With $2.4 trillion spent on healthcare annually, rising insurance premiums and the crippling expenses imposed on the tens of millions of Americans who don’t have insurance coverage, the Obama Administration introduced the Affordable Care Act (ACA) to tackle the fiscal deficit and provide better access to services. White House figures have been impressive, with claims that they’ve saved $10.7 billion since introducing the ACA.
In 2010, many seniors received $250 rebate checks to help cover the Medicaid “donut hole”, a gap in coverage that appears after a payout ceiling of $2,830. While the Obama Administration endeavors to close the gap entirely by 2014, the rebate is designed to alleviate the difficulties of one of society’s most vulnerable groups. Coverage for those with pre-existing conditions soon followed, with free preventive care in place by 2011. The White House then announced that 2.5 million more Americans under the age of 26 had been successfully included in their parents’ policies.

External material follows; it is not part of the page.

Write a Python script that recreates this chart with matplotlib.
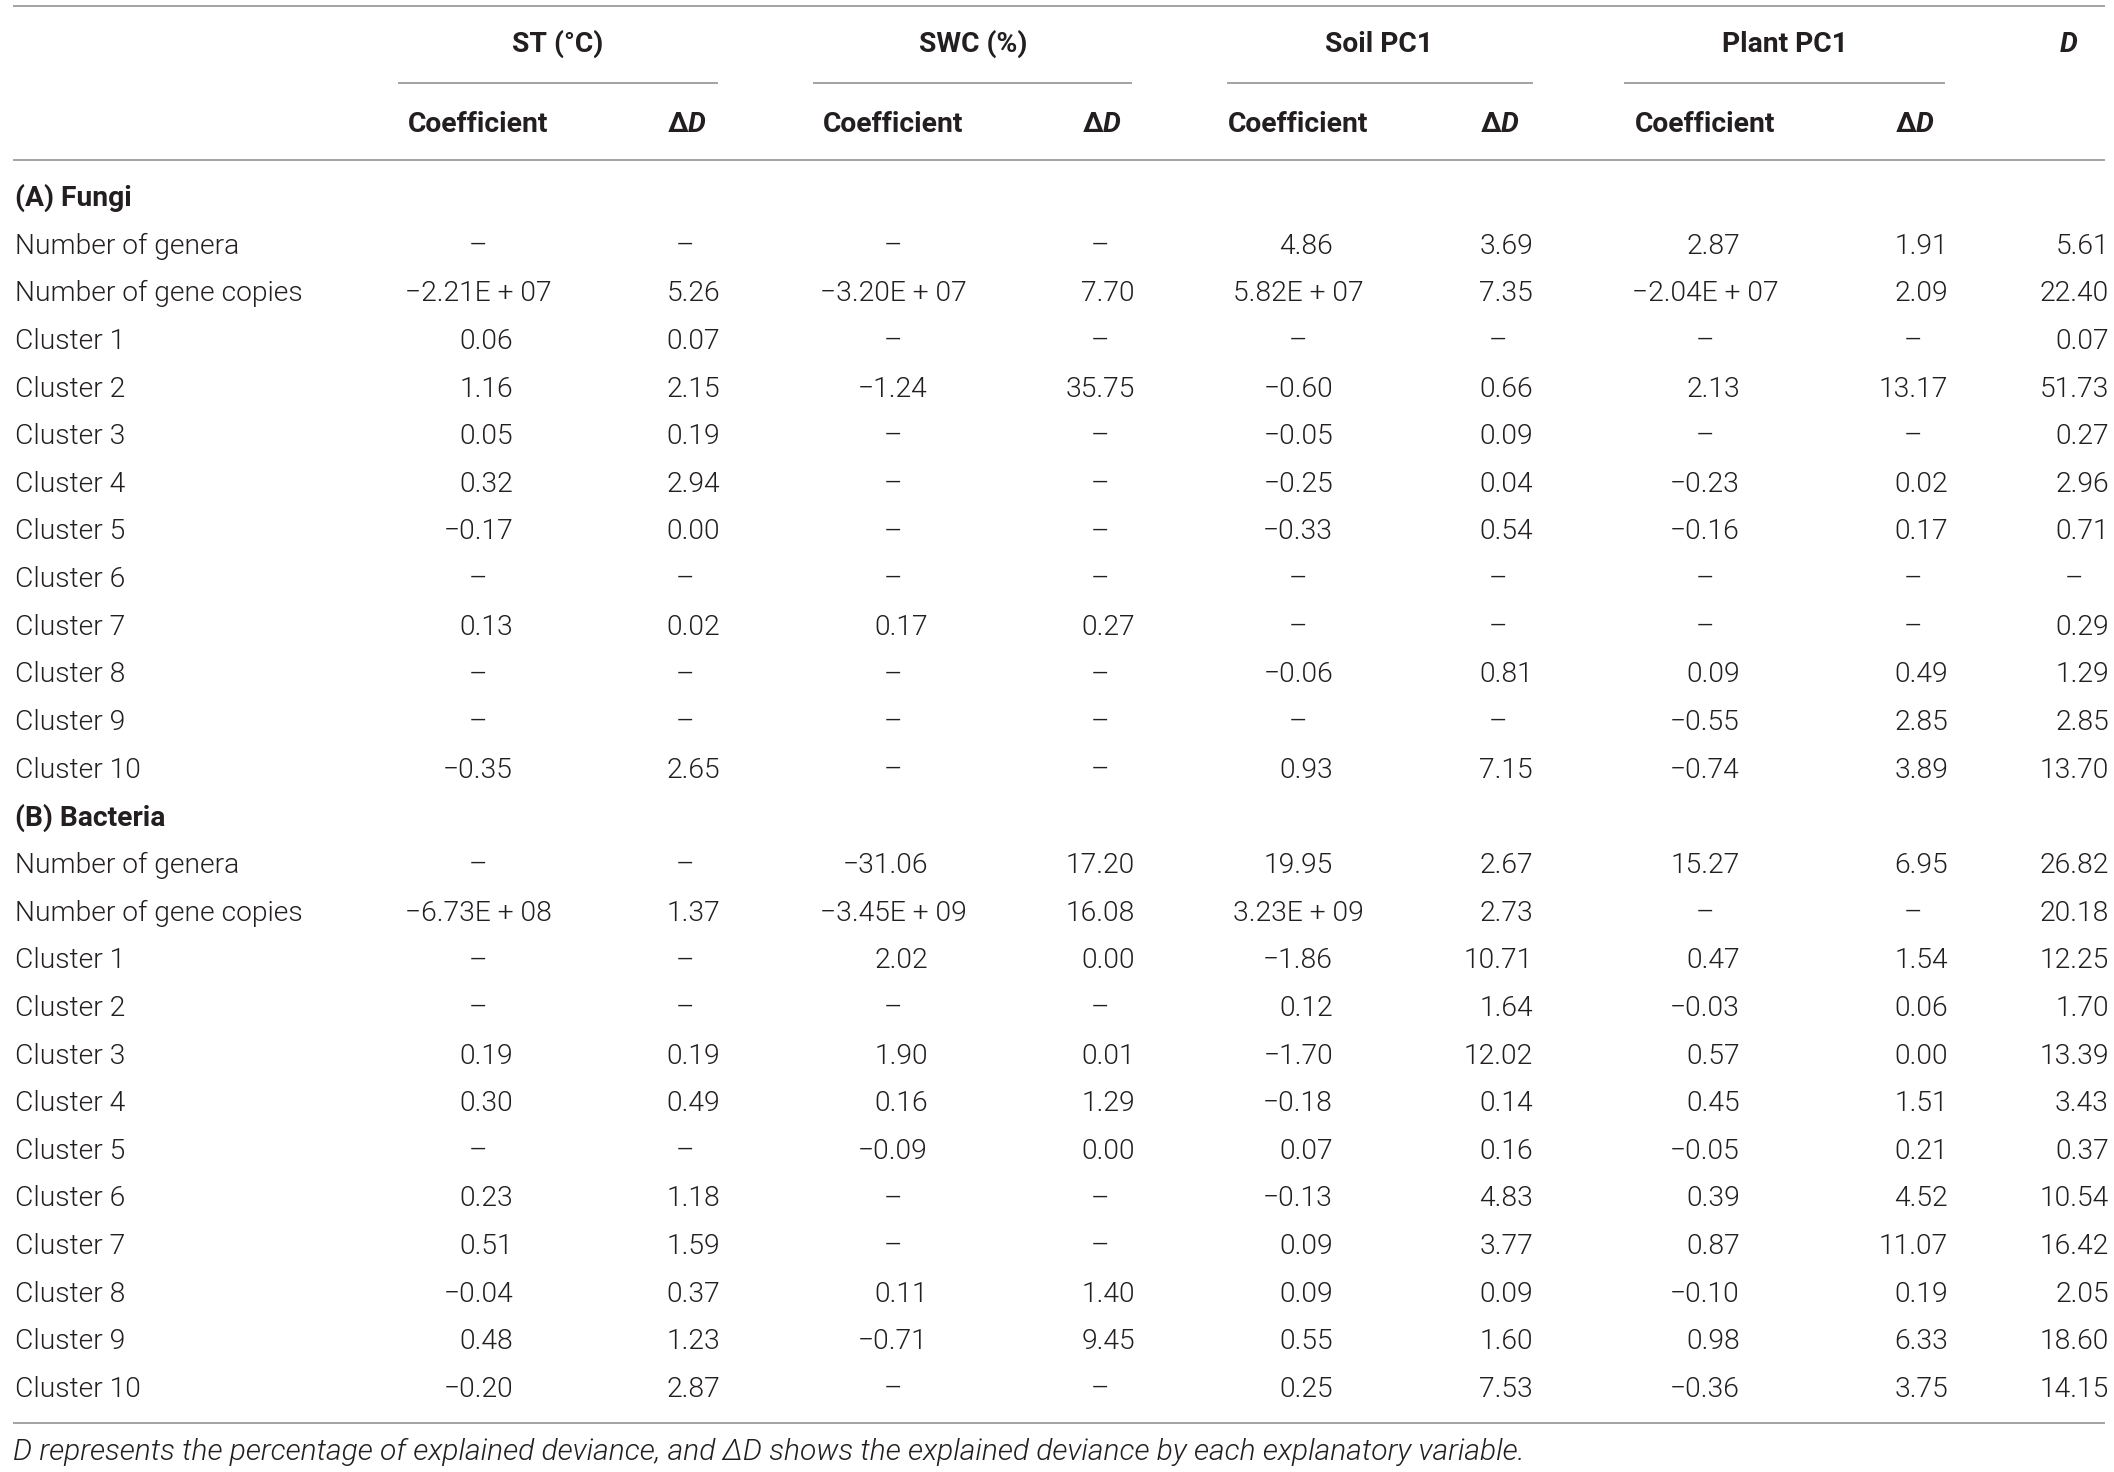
import matplotlib
matplotlib.use("Agg")
import matplotlib.pyplot as plt

# row labels (same for both groups)
row_labels = ["Number of genera", "Number of gene copies"] + ["Cluster %d" % i for i in range(1, 11)]

# (A) Fungi, one list per column, None = not selected
fungi_st_coef = [None, -2.21e7, 0.06, 1.16, 0.05, 0.32, -0.17, None, 0.13, None, None, -0.35]
fungi_st_dd = [None, 5.26, 0.07, 2.15, 0.19, 2.94, 0.00, None, 0.02, None, None, 2.65]
fungi_swc_coef = [None, -3.20e7, None, -1.24, None, None, None, None, 0.17, None, None, None]
fungi_swc_dd = [None, 7.70, None, 35.75, None, None, None, None, 0.27, None, None, None]
fungi_soil_coef = [4.86, 5.82e7, None, -0.60, -0.05, -0.25, -0.33, None, None, -0.06, None, 0.93]
fungi_soil_dd = [3.69, 7.35, None, 0.66, 0.09, 0.04, 0.54, None, None, 0.81, None, 7.15]
fungi_plant_coef = [2.87, -2.04e7, None, 2.13, None, -0.23, -0.16, None, None, 0.09, -0.55, -0.74]
fungi_plant_dd = [1.91, 2.09, None, 13.17, None, 0.02, 0.17, None, None, 0.49, 2.85, 3.89]
fungi_d = [5.61, 22.40, 0.07, 51.73, 0.27, 2.96, 0.71, None, 0.29, 1.29, 2.85, 13.70]

# (B) Bacteria
bact_st_coef = [None, -6.73e8, None, None, 0.19, 0.30, None, 0.23, 0.51, -0.04, 0.48, -0.20]
bact_st_dd = [None, 1.37, None, None, 0.19, 0.49, None, 1.18, 1.59, 0.37, 1.23, 2.87]
bact_swc_coef = [-31.06, -3.45e9, 2.02, None, 1.90, 0.16, -0.09, None, None, 0.11, -0.71, None]
bact_swc_dd = [17.20, 16.08, 0.00, None, 0.01, 1.29, 0.00, None, None, 1.40, 9.45, None]
bact_soil_coef = [19.95, 3.23e9, -1.86, 0.12, -1.70, -0.18, 0.07, -0.13, 0.09, 0.09, 0.55, 0.25]
bact_soil_dd = [2.67, 2.73, 10.71, 1.64, 12.02, 0.14, 0.16, 4.83, 3.77, 0.09, 1.60, 7.53]
bact_plant_coef = [15.27, None, 0.47, -0.03, 0.57, 0.45, -0.05, 0.39, 0.87, -0.10, 0.98, -0.36]
bact_plant_dd = [6.95, None, 1.54, 0.06, 0.00, 1.51, 0.21, 4.52, 11.07, 0.19, 6.33, 3.75]
bact_d = [26.82, 20.18, 12.25, 1.70, 13.39, 3.43, 0.37, 10.54, 16.42, 2.05, 18.60, 14.15]

groups = ["ST (°C)", "SWC (%)", "Soil PC1", "Plant PC1"]
group_titles = ["(A) Fungi", "(B) Bacteria"]
footnote = ("D represents the percentage of explained deviance, and \u0394D shows "
            "the explained deviance by each explanatory variable.")

fungi_cols = [fungi_st_coef, fungi_st_dd, fungi_swc_coef, fungi_swc_dd,
              fungi_soil_coef, fungi_soil_dd, fungi_plant_coef, fungi_plant_dd, fungi_d]
bact_cols = [bact_st_coef, bact_st_dd, bact_swc_coef, bact_swc_dd,
             bact_soil_coef, bact_soil_dd, bact_plant_coef, bact_plant_dd, bact_d]

W, H = 2114, 1472
col_x = [478, 685, 893, 1100, 1298, 1498, 1705, 1913, 2074]
group_x = [558, 973, 1379, 1785]
underline = [(398, 718), (813, 1132), (1227, 1533), (1624, 1945)]
txt = "#231f20"
rule = "#a3a3a3"
fs = 20.3
base = 9.0  # baseline offset from cap centre
body = dict(family="Roboto", fontweight=300, fontsize=fs, color=txt, va="baseline")
bold = dict(family="Roboto", fontweight="bold", fontsize=fs, color=txt, va="baseline")


def fmt(v):
    if v is None:
        return "\u2013", "dash"
    sign = "\u2212" if v < 0 else ""
    if abs(v) >= 1e6:
        m, e = ("%.2E" % abs(v)).split("E")
        return "%s%sE + %s" % (sign, m, e[1:]), "sci"
    return "%s%.2f" % (sign, abs(v)), "num"


fig = plt.figure(figsize=(W / 100, H / 100), dpi=100)
ax = fig.add_axes([0, 0, 1, 1])
ax.set_xlim(0, W)
ax.set_ylim(H, 0)
ax.axis("off")

# rules
for y in [6, 160, 1423]:
    ax.plot([13, 2105], [y, y], color=rule, lw=1.4, solid_capstyle="butt")
for x0, x1 in underline:
    ax.plot([x0, x1], [83, 83], color=rule, lw=1.4, solid_capstyle="butt")

# header
for gx, g in zip(group_x, groups):
    ax.text(gx, 43 + base, g, ha="center", **bold)
ax.text(2069, 43 + base, "D", ha="center", style="italic", **bold)
for k in range(4):
    ax.text(col_x[2 * k], 123 + base, "Coefficient", ha="center", **bold)
    cx = col_x[2 * k + 1]
    ax.text(cx + 3, 123 + base, "\u0394", ha="right", **bold)
    ax.text(cx + 3, 123 + base, "D", ha="left", style="italic", **bold)

# body
y0, step = 197, 47.64
row = 0
for title, cols in zip(group_titles, [fungi_cols, bact_cols]):
    y = y0 + step * row
    ax.text(15, y + base, title, ha="left", **bold)
    row += 1
    for i, lab in enumerate(row_labels):
        y = y0 + step * row
        ax.text(15, y + base, lab, ha="left", **body)
        for cx, col in zip(col_x, cols):
            s, kind = fmt(col[i])
            if kind == "num":
                ax.text(cx + 35, y + base, s, ha="right", **body)
            else:
                ax.text(cx, y + base, s, ha="center", **body)
        row += 1

foot = dict(body, fontsize=21.6)
ax.text(13, 1451 + base, footnote, ha="left", style="italic", **foot)

fig.savefig("out.png", dpi=100)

Access to healthcare is a widely acknowledged issue, but the measures and ideology of the act have been contentious. Different sides in the debate, ranging from average citizens to those who have completed an online rnbsn program, have leveraged statistics, failures and successes to paint very different pictures. The challenge, then, is in knowing how to interpret the data, and where to look for it.
By 2012, two million more workers had insurance coverage after tax credits of up to 35% were offered to employers who contributed to their worker’s premiums. There are, however, over 30 million employees in America’s small businesses, and only 0.2% of those business not already providing adequate contributions to employee insurance coverage. The percentage of workers receiving coverage through the workplace has decreased from 67 – 56%, indicating that current improvements may be shortsighted.
Lack of support for the act has been something of a failure, even if measures are improving access for some groups. Imposing a federal review on price hikes and making insurance policies more inclusive have been the backbone of implementing the ACA, with $250 million set aside to fund effective rate review procedures implemented in 44 states. States don’t have the power to halt price hikes, however, and can only request greater transparency of the process. Conservative legislators have contested this as simply an extra layer of bureaucracy, and a report by Time claims that a bill has already been introduced in 39 states that will exempt them from some of the new laws.
The measures have been criticized for failing to address the key issue of the cost of medicines, which has risen at double the rate of inflation in recent years, while the number of people taking three or more prescription drugs doubled from 2007 – 2010. The number of people under 65 not receiving appropriate care due to cost rose from 10 – 14 % between 2001 and 2010, while the percentage not receiving prescription drugs rose from 7 – 11%. Despite better coverage for those with insurance, 35% of uninsured individuals did not receive medical care compared to only 7% of those with private coverage. The act also fails to address racial, ethnic and gender disparities in service provision. While the number of uninsured 19-25 year olds decreased from 34 – 28% in 2011, white adults are still twice as likely to receive healthcare as Hispanic adults.
As a long-term strategy, the success of the ACA will not be evident for some time to come, and it’s likely that long-term benefits will necessitate short-term sacrifices. In the meantime, analyzing its effectiveness relies on one’s ability to source relevant data and interpret it according to wide-reaching developments and trends in a number of fields.